The reported price tag is not always the fee paid for in the deal but it seems as though the figures being suggested are becoming more and more unrealistic, as well as being unreflective of the quality of the player.

Now, there is no doubt that inflation will have played a key role, but it seems as though the transfer market continues to grow even in a time where, globally, most people and companies are having to watch what they spend.

If the £83million mooted to sign Hulk is true, then he will become the most expensive player ever – and for what? What has he actually done to deserve a fee of that size?

The Telegraph have reported that Chelsea are in negotiations with Porto for a reduced fee of somewhere around £34million, but even that is over the top.

At least Hulk has won two Portuguese titles and a Europa League, but a domestic double in France is all Hazard has done, which makes the £43million seem ridiculous.

Many will trot out the line that players are worth as much as people are willing to pay for them, but that is not true; players COST as much as people are willing to pay for them.

Before there is an argument over this, recall that Zinedine Zidane cost Real Madrid £45.6million when he moved from Juventus in 2001.

That was over a decade ago, but has football changed so much in ten years that a 21-year-old who has won double, can cost nearly as much as a World and European Champion?

For greater relevancy see Kaka’s move to Real in 2009, which cost the Spaniards somewhere around £56million.

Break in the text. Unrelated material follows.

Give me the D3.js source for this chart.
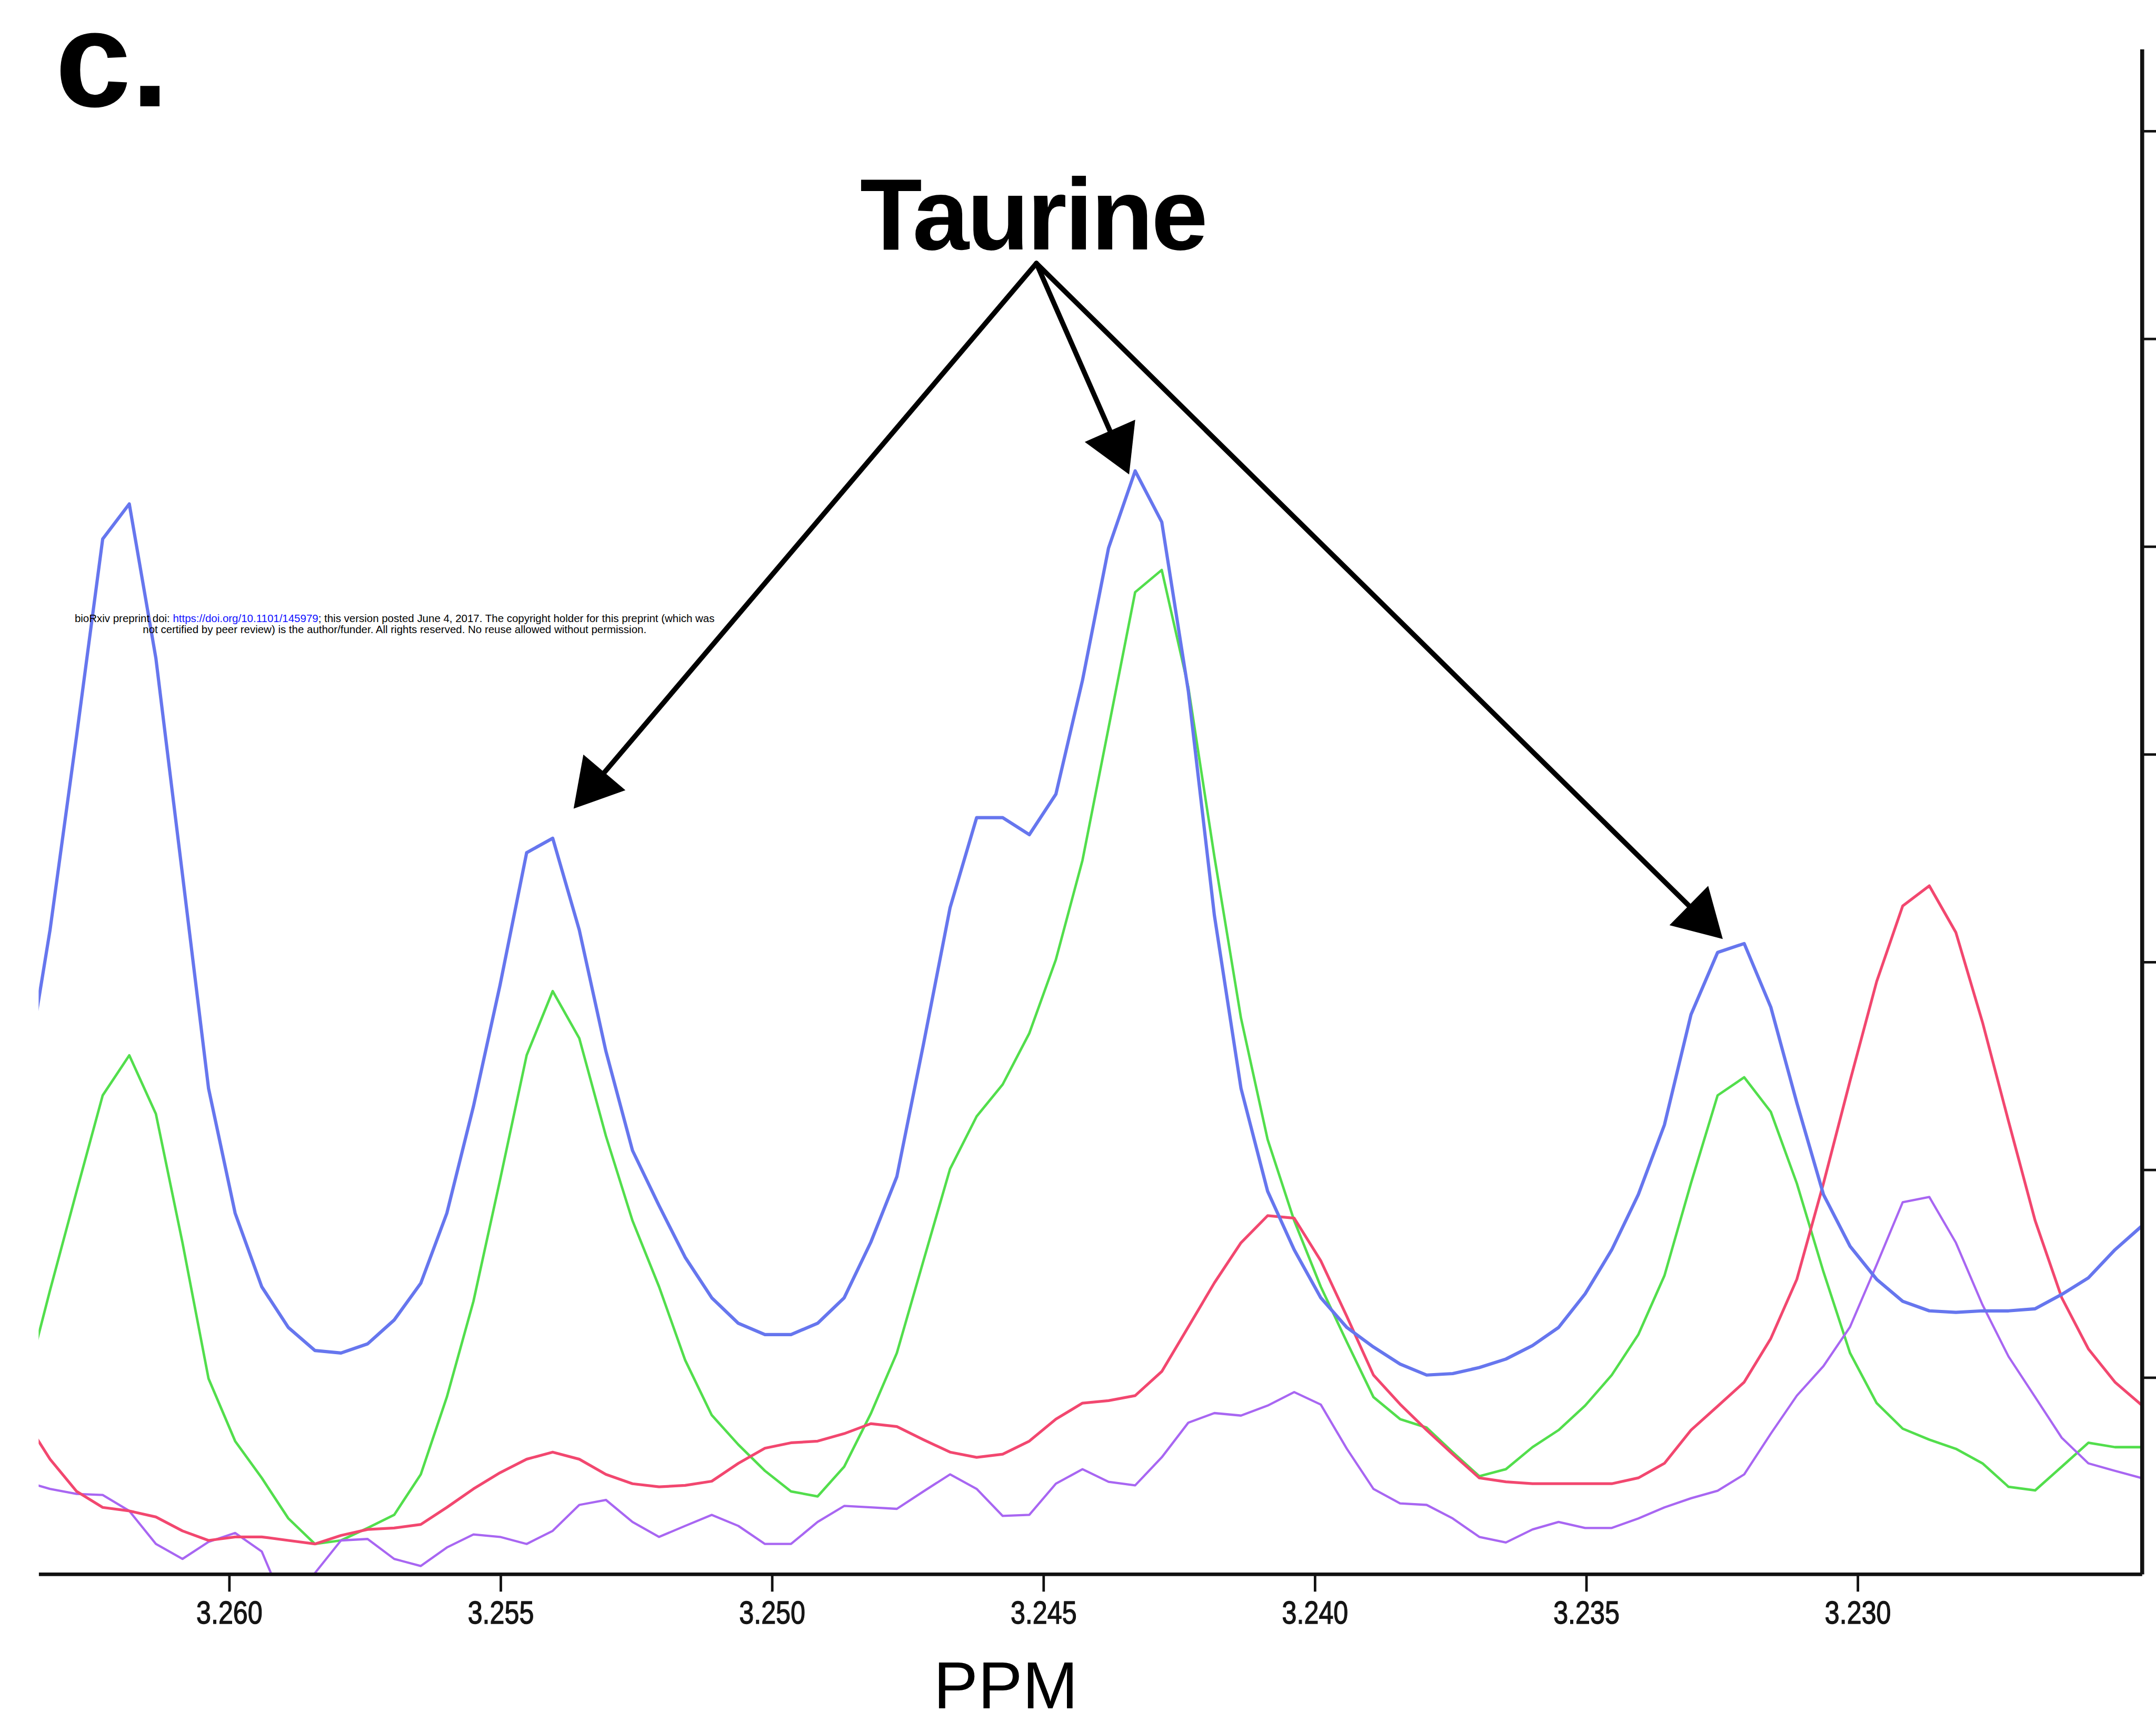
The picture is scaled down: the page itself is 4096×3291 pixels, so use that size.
<!DOCTYPE html>
<html>
<head>
<meta charset="utf-8">
<script src="https://cdn.jsdelivr.net/npm/d3@7"></script>
<style>
  html, body { margin: 0; padding: 0; background: #ffffff; }
  svg { display: block; }
</style>
</head>
<body>
<div id="chart"></div>
<script>
// ---------------- data ----------------
// chemical shift (ppm) of each spectral point
const ppm = [3.26379,3.26330,3.26281,3.26233,3.26184,3.26135,3.26086,3.26038,3.25989,3.25940,
  3.25891,3.25842,3.25794,3.25745,3.25696,3.25647,3.25599,3.25550,3.25501,3.25452,
  3.25404,3.25355,3.25306,3.25257,3.25208,3.25160,3.25111,3.25062,3.25013,3.24965,
  3.24916,3.24867,3.24818,3.24770,3.24721,3.24672,3.24623,3.24575,3.24526,3.24477,
  3.24428,3.24380,3.24331,3.24282,3.24233,3.24185,3.24136,3.24087,3.24038,3.23989,
  3.23941,3.23892,3.23843,3.23794,3.23746,3.23697,3.23648,3.23599,3.23551,3.23502,
  3.23453,3.23404,3.23356,3.23307,3.23258,3.23209,3.23160,3.23112,3.23063,3.23014,
  3.22965,3.22917,3.22868,3.22819,3.22770,3.22722,3.22673,3.22624,3.22575,3.22526,3.22478];

const blueSpectrum = [23.70,31.54,40.90,50.36,52.05,44.62,34.20,23.92,17.91,14.37,
  12.41,11.30,11.18,11.62,12.77,14.54,17.91,23.05,28.89,35.26,
  35.96,31.54,25.71,20.93,18.27,15.79,13.84,12.61,12.07,12.07,
  12.61,13.84,16.51,19.67,26.04,32.61,36.95,36.95,36.13,38.08,
  43.56,49.93,53.64,51.18,43.03,32.24,23.92,18.97,16.15,13.84,
  12.41,11.47,10.65,10.12,10.19,10.48,10.89,11.54,12.41,14.03,
  16.15,18.81,22.16,27.47,30.46,30.89,27.83,23.22,18.81,16.32,
  14.73,13.67,13.21,13.14,13.21,13.21,13.31,14.00,14.80,16.15,17.26];

const greenSpectrum = [9.23,14.20,18.97,23.58,25.51,22.69,16.49,9.95,6.94,5.17,
  3.22,1.99,2.16,2.76,3.39,5.34,9.06,13.67,19.51,25.51,
  28.60,26.33,21.63,17.55,14.37,10.84,8.19,6.77,5.51,4.52,
  4.28,5.71,8.26,11.18,15.62,20.04,22.57,24.11,26.57,30.12,
  34.90,41.27,47.80,48.87,43.22,35.07,27.30,21.46,17.55,14.37,
  11.71,9.06,8.00,7.59,6.41,5.25,5.59,6.65,7.47,8.65,
  10.12,12.07,14.90,19.36,23.58,24.45,22.79,19.34,15.09,11.18,
  8.77,7.54,7.01,6.57,5.87,4.74,4.57,5.71,6.86,6.65,6.65];

const redSpectrum = [8.09,6.07,4.52,3.75,3.58,3.29,2.62,2.16,2.33,2.33,
  2.16,1.99,2.40,2.69,2.76,2.93,3.75,4.64,5.42,6.07,
  6.41,6.07,5.34,4.89,4.74,4.81,5.01,5.87,6.60,6.86,
  6.94,7.30,7.78,7.64,7.01,6.41,6.16,6.31,6.94,8.00,
  8.77,8.89,9.13,10.29,12.44,14.56,16.49,17.79,17.67,15.62,
  12.94,10.12,8.72,7.47,6.31,5.17,4.98,4.89,4.89,4.89,
  4.89,5.17,5.87,7.47,8.62,9.78,11.88,14.73,19.34,24.28,
  29.06,32.70,33.67,31.42,27.10,22.33,17.55,13.84,11.38,9.78,8.70];

const purpleSpectrum = [5.01,4.64,4.40,4.35,3.58,1.99,1.27,2.09,2.52,1.63,
  -1.39,0.59,2.16,2.23,1.27,0.93,1.82,2.45,2.33,1.99,
  2.62,3.87,4.11,3.05,2.33,2.86,3.39,2.86,1.99,1.99,
  3.05,3.82,3.75,3.68,4.52,5.34,4.64,3.34,3.39,4.89,
  5.59,4.98,4.81,6.16,7.83,8.29,8.17,8.65,9.30,8.70,
  6.57,4.64,3.94,3.87,3.22,2.33,2.06,2.69,3.05,2.76,
  2.76,3.22,3.75,4.19,4.55,5.34,7.30,9.13,10.55,12.44,
  15.43,18.44,18.69,16.49,13.50,11.01,9.06,7.10,5.87,5.51,5.17];

const seriesNames = ["green", "purple", "red", "blue"];
const seriesColors = ["#52de4c", "#a866f2", "#f2476f", "#6676ee"];
const seriesValues = [greenSpectrum, purpleSpectrum, redSpectrum, blueSpectrum];
const seriesWidths = [5, 4.5, 5.5, 6.5];

const xTickValues = [3.260, 3.255, 3.250, 3.245, 3.240, 3.235, 3.230];
const yTickValues = [10, 20, 30, 40, 50, 60, 70];

// annotation: arrow start and arrow tips in data coordinates (ppm, intensity)
const arrowOrigin = [3.245129, 63.63];
const arrowTips = [[3.253655, 37.38], [3.243421, 53.47], [3.232485, 31.11]];

const panelLabel = "c.";
const annotationLabel = "Taurine";
const xAxisTitle = "PPM";

// ---------------- layout (reference pixels; viewBox scales to 0.952) ----------------
const W = 4300, H = 3455;
const plot = { left: 77, right: 4272, top: 98, bottom: 3140 };

const svg = d3.select("#chart").append("svg")
  .attr("width", 4096).attr("height", 3291)
  .attr("viewBox", `0 0 ${W} ${H}`);

svg.append("rect").attr("width", W).attr("height", H).attr("fill", "#ffffff");

const x = d3.scaleLinear().domain([3.26351, 3.224763]).range([plot.left, plot.right]);
const y = d3.scaleLinear().domain([0.54, 73.94]).range([plot.bottom, plot.top]);

svg.append("defs").append("clipPath").attr("id", "plotclip")
  .append("rect")
  .attr("x", plot.left).attr("y", plot.top)
  .attr("width", plot.right - plot.left).attr("height", plot.bottom - plot.top);

// ---------------- lines ----------------
const line = d3.line()
  .x((d, i) => x(ppm[i]))
  .y(d => y(d));

const gLines = svg.append("g").attr("clip-path", "url(#plotclip)");
seriesValues.forEach((vals, k) => {
  gLines.append("path")
    .datum(vals)
    .attr("d", line)
    .attr("fill", "none")
    .attr("stroke", seriesColors[k])
    .attr("stroke-width", seriesWidths[k])
    .attr("stroke-linejoin", "round")
    .attr("stroke-linecap", "round")
    .attr("class", "series-" + seriesNames[k]);
});

// ---------------- axes ----------------
const fontFam = "'Liberation Sans', Arial, Helvetica, sans-serif";

const xAxis = d3.axisBottom(x)
  .tickValues(xTickValues)
  .tickFormat(d3.format(".3f"))
  .tickSize(35)
  .tickSizeOuter(0)
  .tickPadding(20);

const gx = svg.append("g")
  .attr("transform", `translate(0,${plot.bottom})`)
  .call(xAxis);
gx.select(".domain").attr("stroke", "#111").attr("stroke-width", 7);
gx.selectAll(".tick line").attr("stroke", "#111").attr("stroke-width", 5);
gx.selectAll(".tick text")
  .attr("fill", "#151515")
  .attr("stroke", "#151515")
  .attr("stroke-width", 1.5)
  .attr("font-family", fontFam)
  .attr("font-size", 64)
  .attr("dy", null)
  .attr("y", 99)
  .attr("textLength", 132)
  .attr("lengthAdjust", "spacingAndGlyphs");

const yAxis = d3.axisRight(y)
  .tickValues(yTickValues)
  .tickFormat("")
  .tickSize(40)
  .tickSizeOuter(0);

const gy = svg.append("g")
  .attr("transform", `translate(${plot.right},0)`)
  .call(yAxis);
gy.select(".domain").attr("stroke", "#111").attr("stroke-width", 8);
gy.selectAll(".tick line").attr("stroke", "#111").attr("stroke-width", 5);

// ---------------- texts ----------------
svg.append("text")
  .attr("x", 110).attr("y", 212)
  .attr("font-family", fontFam).attr("font-weight", "bold")
  .attr("font-size", 272).attr("fill", "#000")
  .text(panelLabel);

svg.append("text")
  .attr("x", x(arrowOrigin[0]) - 7).attr("y", 498)
  .attr("text-anchor", "middle")
  .attr("font-family", fontFam).attr("font-weight", "bold")
  .attr("font-size", 203).attr("letter-spacing", -4).attr("fill", "#000")
  .text(annotationLabel);

svg.append("text")
  .attr("x", 2006).attr("y", 3408)
  .attr("text-anchor", "middle")
  .attr("font-family", fontFam)
  .attr("font-size", 133).attr("fill", "#000")
  .text(xAxisTitle);

// bioRxiv watermark
const wm = svg.append("g").attr("font-family", fontFam).attr("font-size", 21.5).attr("fill", "#000");
const wm1 = wm.append("text").attr("x", 787).attr("y", 1241).attr("text-anchor", "middle");
wm1.append("tspan").text("bioRxiv preprint doi: ");
wm1.append("tspan").attr("fill", "#1010ff").text("https://doi.org/10.1101/145979");
wm1.append("tspan").text("; this version posted June 4, 2017. The copyright holder for this preprint (which was");
wm.append("text").attr("x", 787).attr("y", 1263).attr("text-anchor", "middle")
  .text("not certified by peer review) is the author/funder. All rights reserved. No reuse allowed without permission.");

// ---------------- arrows ----------------
const headLen = 95, headHalf = 55;
const ox = x(arrowOrigin[0]), oy = y(arrowOrigin[1]);
const gArr = svg.append("g");
arrowTips.forEach(t => {
  const tx = x(t[0]), ty = y(t[1]);
  const dx = tx - ox, dy = ty - oy, L = Math.hypot(dx, dy);
  const ux = dx / L, uy = dy / L;
  const bx = tx - ux * headLen, by = ty - uy * headLen;
  gArr.append("line")
    .attr("x1", ox).attr("y1", oy)
    .attr("x2", bx + ux * 4).attr("y2", by + uy * 4)
    .attr("stroke", "#000").attr("stroke-width", 10).attr("stroke-linecap", "round");
  gArr.append("polygon")
    .attr("points", [[tx, ty], [bx - uy * headHalf, by + ux * headHalf], [bx + uy * headHalf, by - ux * headHalf]]
      .map(p => p.join(",")).join(" "))
    .attr("fill", "#000");
});
</script>
</body>
</html>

At the time the Brazilian had been a Serie A champion, a Champions League winner and was the Fifa World Player of the Year in 2007.

Even Cristiano Ronaldo’s world-record £80million was for a player who had won three Premier League titles, a Champions and was also a past winner of the Ballon d’Or.

Then you consider the £35million Liverpool gave Newcastle United for Andy Carroll, which seems utterly absurd when you consider his modest track record of success and goal scoring.

What happened to paying for quality? It does not seem to make sense that a club would pay more for a player than has been played before, even though he has not anything even close to not being done before.